Así ocurre con los habitantes de cualquier ciudad, a los que es frecuente que tengan que ser visitantes extranjeros los que les descubran los tesoros entre los que transitaban sin reparar en ellos. Así ocurre también con el protagonista de À la Recherche, incapaz ya de sentir, de embriagrarse y de pretender esa embriaguez que le provocaba la contemplación de esos paisajes con los que soñaba tanto antaño y que ahora le parecen tan cotidianos, tan faltos de valor y de importancia como el propio zaguán de su casa.

Un tiempo que por su indiferencia se asemeja demasiado a la muerte - a esa muerte que precede a la real y que es anunciada por el desinterés - en el cual alcanzar el objeto deseado no produce otro resultado que el hastío, sin ninguna relación con la exaltación o la completitud que se nos promete, pero del cual no llegamos a desprendernos, a intentar separarnos, porque eso supondría romper la rutina, intentar algún esfuerzo por romper la rutina, de manera que continuamos pretendiendo amar a aquellos que sabemos que no amamos, aceptando cualquier dolor, cualquier incomodidad, cualquier sufrimiento, antes de quebrar el hábito, la costumbre que nos aprisiona... como es el caso de la relación del protagonista con Albertine.

Eso es lo que creemos. Eso es lo que queremos creer.
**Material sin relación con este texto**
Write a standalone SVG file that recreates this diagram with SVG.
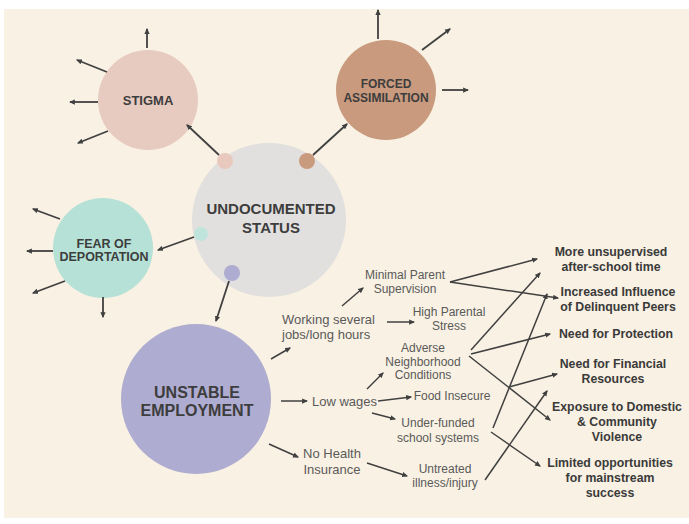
<svg xmlns="http://www.w3.org/2000/svg" width="689" height="524" viewBox="0 0 689 524">
  <style>
    .lbl { font-family: "Liberation Sans", Arial, sans-serif; font-weight: bold; fill: #3d3d3d; text-anchor: middle; }
    .mid { font-family: "Liberation Sans", Arial, sans-serif; fill: #5a5a5a; text-anchor: middle; font-size: 12px; }
    .mid13 { font-size: 13px; }
    .start { text-anchor: start; }
    .out { font-family: "Liberation Sans", Arial, sans-serif; font-weight: bold; fill: #3a3a3a; text-anchor: middle; font-size: 12.3px; }
    .arr { stroke: #404040; stroke-width: 1.8; fill: none; marker-end: url(#ah); }
    .thin { stroke: #404040; stroke-width: 1.5; fill: none; marker-end: url(#ah); }
  </style>
  <defs>
    <marker id="ah" viewBox="0 0 8 8" refX="6.5" refY="4" markerWidth="6" markerHeight="6" markerUnits="userSpaceOnUse" orient="auto">
      <path d="M0,0.5 L8,4 L0,7.5 z" fill="#404040"/>
    </marker>
  </defs>

  <rect x="0" y="0" width="689" height="524" fill="#ffffff"/>
  <rect x="4" y="9" width="685" height="509" fill="#f9f1e3"/>

  <!-- nodes -->
  <g id="stigma">
    <circle cx="148" cy="100" r="50" fill="#e8cbc0"/>
    <text class="lbl" x="148" y="104.5" font-size="13">STIGMA</text>
  </g>
  <g id="forced-assimilation">
    <circle cx="386" cy="90" r="50" fill="#c99a7e"/>
    <text class="lbl" x="386" y="87.5" font-size="12">FORCED</text>
    <text class="lbl" x="386" y="101.5" font-size="12">ASSIMILATION</text>
  </g>
  <g id="fear-of-deportation">
    <circle cx="103" cy="248" r="50" fill="#b5e1d7"/>
    <text class="lbl" x="104" y="247.5" font-size="12.5">FEAR OF</text>
    <text class="lbl" x="104" y="260.5" font-size="12.5">DEPORTATION</text>
  </g>
  <g id="undocumented-status">
    <circle cx="269" cy="220" r="77" fill="#e1e0df"/>
    <circle cx="225" cy="161" r="8" fill="#e9c9bd"/>
    <circle cx="307" cy="161" r="8" fill="#c99a7e"/>
    <circle cx="201" cy="234" r="7" fill="#bfe4db"/>
    <circle cx="232" cy="273" r="8" fill="#aeacd0"/>
    <text class="lbl" x="271" y="213.5" font-size="15">UNDOCUMENTED</text>
    <text class="lbl" x="271" y="232.5" font-size="15">STATUS</text>
  </g>
  <g id="unstable-employment">
    <circle cx="196" cy="399" r="75" fill="#aeacd0"/>
    <text class="lbl" x="197" y="398" font-size="16">UNSTABLE</text>
    <text class="lbl" x="197" y="416" font-size="16">EMPLOYMENT</text>
  </g>

  <!-- second level factors -->
  <g id="working-several-jobs">
    <text class="mid mid13 start" x="282" y="324">Working several</text>
    <text class="mid mid13 start" x="282" y="339">jobs/long hours</text>
  </g>
  <g id="low-wages">
    <text class="mid mid13 start" x="312" y="406">Low wages</text>
  </g>
  <g id="no-health-insurance">
    <text class="mid mid13" x="332" y="458">No Health</text>
    <text class="mid mid13" x="332" y="474">Insurance</text>
  </g>
  <g id="minimal-parent-supervision">
    <text class="mid" x="405" y="279">Minimal Parent</text>
    <text class="mid" x="405" y="293">Supervision</text>
  </g>
  <g id="high-parental-stress">
    <text class="mid" x="449" y="316" font-size="11.7">High Parental</text>
    <text class="mid" x="449" y="329.5" font-size="11.7">Stress</text>
  </g>
  <g id="adverse-neighborhood">
    <text class="mid" x="423" y="352">Adverse</text>
    <text class="mid" x="423" y="365.5">Neighborhood</text>
    <text class="mid" x="423" y="379">Conditions</text>
  </g>
  <g id="food-insecure">
    <text class="mid" x="452" y="400">Food Insecure</text>
  </g>
  <g id="under-funded-schools">
    <text class="mid" x="438" y="427">Under-funded</text>
    <text class="mid" x="438" y="442">school systems</text>
  </g>
  <g id="untreated-illness">
    <text class="mid" x="445" y="473">Untreated</text>
    <text class="mid" x="445" y="487">illness/injury</text>
  </g>

  <!-- outcomes -->
  <g id="more-unsupervised">
    <text class="out" x="611" y="255.5">More unsupervised</text>
    <text class="out" x="611" y="270.5">after-school time</text>
  </g>
  <g id="delinquent-peers">
    <text class="out" x="618" y="295.5">Increased Influence</text>
    <text class="out" x="618" y="310.5">of Delinquent Peers</text>
  </g>
  <g id="need-protection">
    <text class="out" x="616" y="337.5">Need for Protection</text>
  </g>
  <g id="need-financial">
    <text class="out" x="613" y="367.5">Need for Financial</text>
    <text class="out" x="613" y="382.5">Resources</text>
  </g>
  <g id="exposure-violence">
    <text class="out" x="617" y="410.5">Exposure to Domestic</text>
    <text class="out" x="617" y="426">&amp; Community</text>
    <text class="out" x="617" y="440.5">Violence</text>
  </g>
  <g id="limited-opportunities">
    <text class="out" x="610" y="466.5">Limited opportunities</text>
    <text class="out" x="610" y="482">for mainstream</text>
    <text class="out" x="610" y="496.5">success</text>
  </g>

  <!-- connectors, drawn over the circles -->
  <g id="connectors">
    <!-- radiating arrows: stigma -->
    <line class="arr" x1="147" y1="48" x2="147" y2="29"/>
    <line class="arr" x1="107" y1="72" x2="77" y2="60"/>
    <line class="arr" x1="98" y1="102" x2="70" y2="102"/>
    <line class="arr" x1="108" y1="131" x2="78" y2="143"/>
    <!-- radiating arrows: forced assimilation -->
    <line class="arr" x1="378" y1="39" x2="378" y2="10"/>
    <line class="arr" x1="422" y1="50" x2="450" y2="29"/>
    <line class="arr" x1="442" y1="90" x2="468" y2="90"/>
    <!-- radiating arrows: fear of deportation -->
    <line class="arr" x1="60" y1="219" x2="33" y2="209"/>
    <line class="arr" x1="53" y1="251" x2="27" y2="251"/>
    <line class="arr" x1="65" y1="281" x2="33" y2="293"/>
    <line class="arr" x1="103" y1="297" x2="103" y2="317"/>
    <!-- from undocumented status -->
    <line class="arr" x1="219" y1="155" x2="187" y2="125"/>
    <line class="arr" x1="313" y1="155" x2="347" y2="124"/>
    <line class="arr" x1="194" y1="237" x2="158" y2="250"/>
    <line class="arr" x1="229" y1="281" x2="216" y2="321"/>
    <!-- from unstable employment -->
    <line class="thin" x1="271" y1="359" x2="290" y2="348"/>
    <line class="thin" x1="281" y1="401" x2="307" y2="401"/>
    <line class="thin" x1="269" y1="444" x2="298" y2="457"/>
    <!-- second level -->
    <line class="thin" x1="342" y1="306" x2="363" y2="288"/>
    <line class="thin" x1="387" y1="322" x2="414" y2="322"/>
    <line class="thin" x1="367" y1="389" x2="383" y2="373"/>
    <line class="thin" x1="378" y1="401" x2="411" y2="397"/>
    <line class="thin" x1="372" y1="413" x2="395" y2="419"/>
    <line class="thin" x1="367" y1="463" x2="407" y2="476"/>
    <!-- outcomes -->
    <line class="thin" x1="450" y1="282" x2="537" y2="259"/>
    <line class="thin" x1="450" y1="282" x2="558" y2="298"/>
    <line class="thin" x1="471" y1="350" x2="540" y2="273"/>
    <line class="thin" x1="471" y1="354" x2="550" y2="334"/>
    <line class="thin" x1="469" y1="356" x2="550" y2="420"/>
    <line class="thin" x1="493" y1="428" x2="547" y2="294"/>
    <line class="thin" x1="509" y1="387" x2="557" y2="374"/>
    <line class="thin" x1="491" y1="432" x2="540" y2="466"/>
    <line class="thin" x1="485" y1="480" x2="547" y2="391"/>
  </g>
</svg>
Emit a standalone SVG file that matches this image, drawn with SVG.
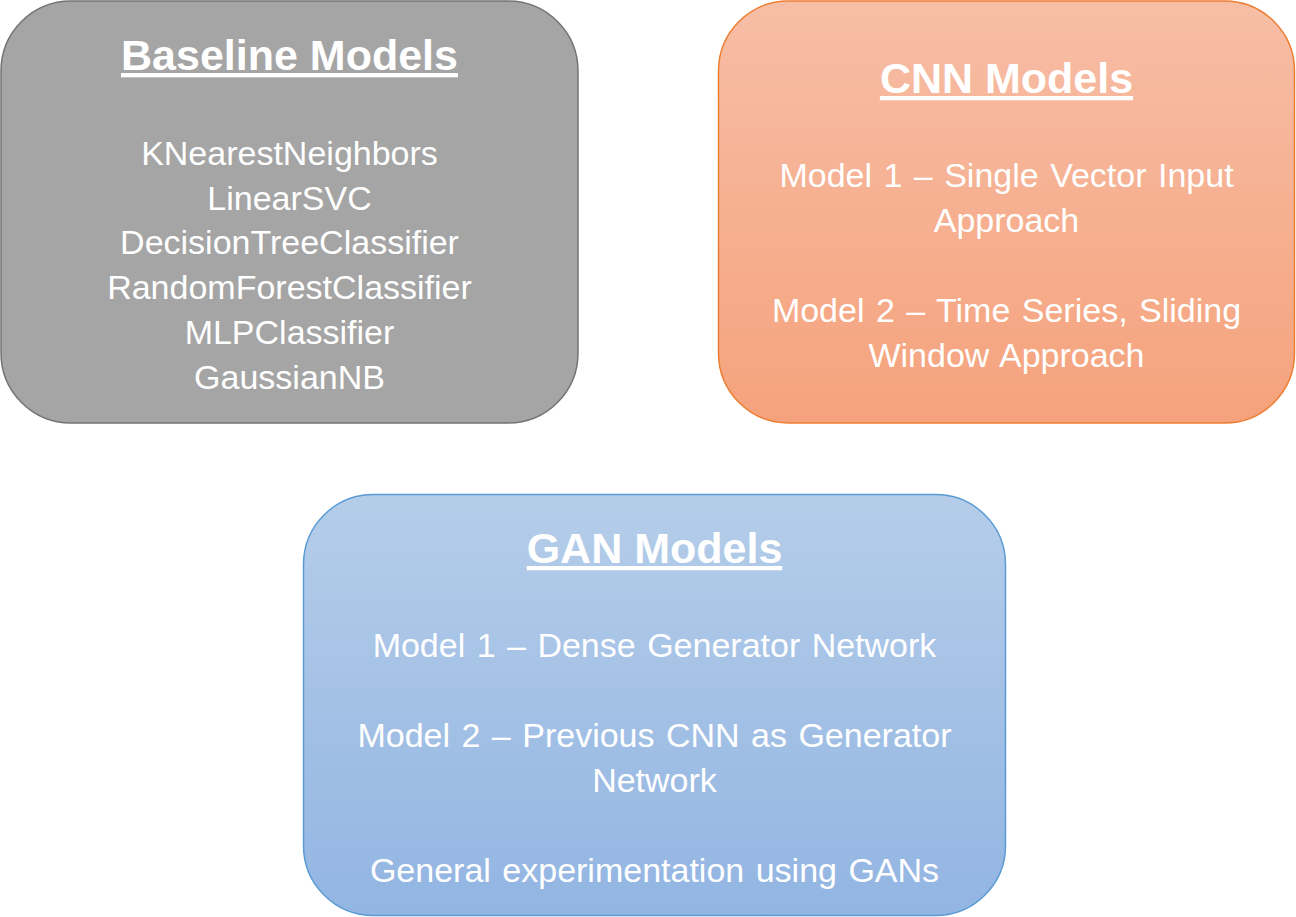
<svg xmlns="http://www.w3.org/2000/svg" width="1296" height="917" viewBox="0 0 1296 917">
  <defs>
    <linearGradient id="gOrange" x1="0" y1="0" x2="0" y2="1">
      <stop offset="0" stop-color="#f7bea6"/>
      <stop offset="1" stop-color="#f5a27c"/>
    </linearGradient>
    <linearGradient id="gBlue" x1="0" y1="0" x2="0" y2="1">
      <stop offset="0" stop-color="#b5cde9"/>
      <stop offset="1" stop-color="#92b5e2"/>
    </linearGradient>
  </defs>
  <style>
    .box { stroke-width: 1.5; }
    .title { font-family: "Liberation Sans", Arial, sans-serif; font-weight: bold; font-size: 43px; fill: #ffffff; text-anchor: middle; text-decoration: underline; }
    .body { font-family: "Liberation Sans", Arial, sans-serif; font-size: 34px; word-spacing: 2px; fill: #ffffff; text-anchor: middle; }
  </style>
  <rect width="1296" height="917" fill="#ffffff"/>

  <g id="baseline-models">
    <rect class="box" x="1" y="1" width="577" height="422" rx="70" ry="70" fill="#a5a5a5" stroke="#737373"/>
    <text class="title" x="289.5" y="70">Baseline Models</text>
    <text class="body" x="289.5" y="165">KNearestNeighbors</text>
    <text class="body" x="289.5" y="210">LinearSVC</text>
    <text class="body" x="289.5" y="254">DecisionTreeClassifier</text>
    <text class="body" x="289.5" y="299">RandomForestClassifier</text>
    <text class="body" x="289.5" y="344">MLPClassifier</text>
    <text class="body" x="289.5" y="389">GaussianNB</text>
  </g>

  <g id="cnn-models">
    <rect class="box" x="718.5" y="1" width="576" height="422" rx="70" ry="70" fill="url(#gOrange)" stroke="#ed7d31"/>
    <text class="title" x="1006.5" y="93">CNN Models</text>
    <text class="body" x="1006.5" y="187">Model 1 – Single Vector Input</text>
    <text class="body" x="1006.5" y="232">Approach</text>
    <text class="body" x="1006.5" y="322">Model 2 – Time Series, Sliding</text>
    <text class="body" x="1006.5" y="367">Window Approach</text>
  </g>

  <g id="gan-models">
    <rect class="box" x="303.5" y="494.5" width="702" height="421" rx="70" ry="70" fill="url(#gBlue)" stroke="#5b9bd5"/>
    <text class="title" x="654.5" y="563">GAN Models</text>
    <text class="body" x="654.5" y="657">Model 1 – Dense Generator Network</text>
    <text class="body" x="654.5" y="747">Model 2 – Previous CNN as Generator</text>
    <text class="body" x="654.5" y="792">Network</text>
    <text class="body" x="654.5" y="882">General experimentation using GANs</text>
  </g>

  <g id="connectors"/>
</svg>
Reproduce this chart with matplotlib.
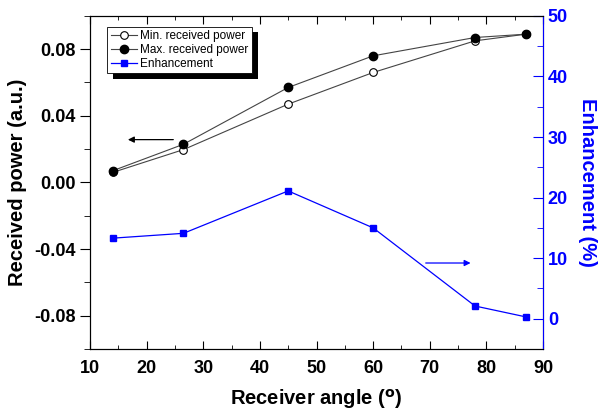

Pero como todo no es más que una ilusión, una mentira, que se quebrará sin previo aviso, al menor golpe de viento, para arrojarnos en un tiempo de dolor y desesperación del cual tampoco querremos huir ni librarnos, porque se habrá tornado también nuestra vida, nuestros hábitos y rutinas cotidianas.

Ese y no otro será el tema de las novelas finales, de La Prisonnère, de Albertine a disparue, de Le Temps retrouvé, hasta que produzca la epifanía final.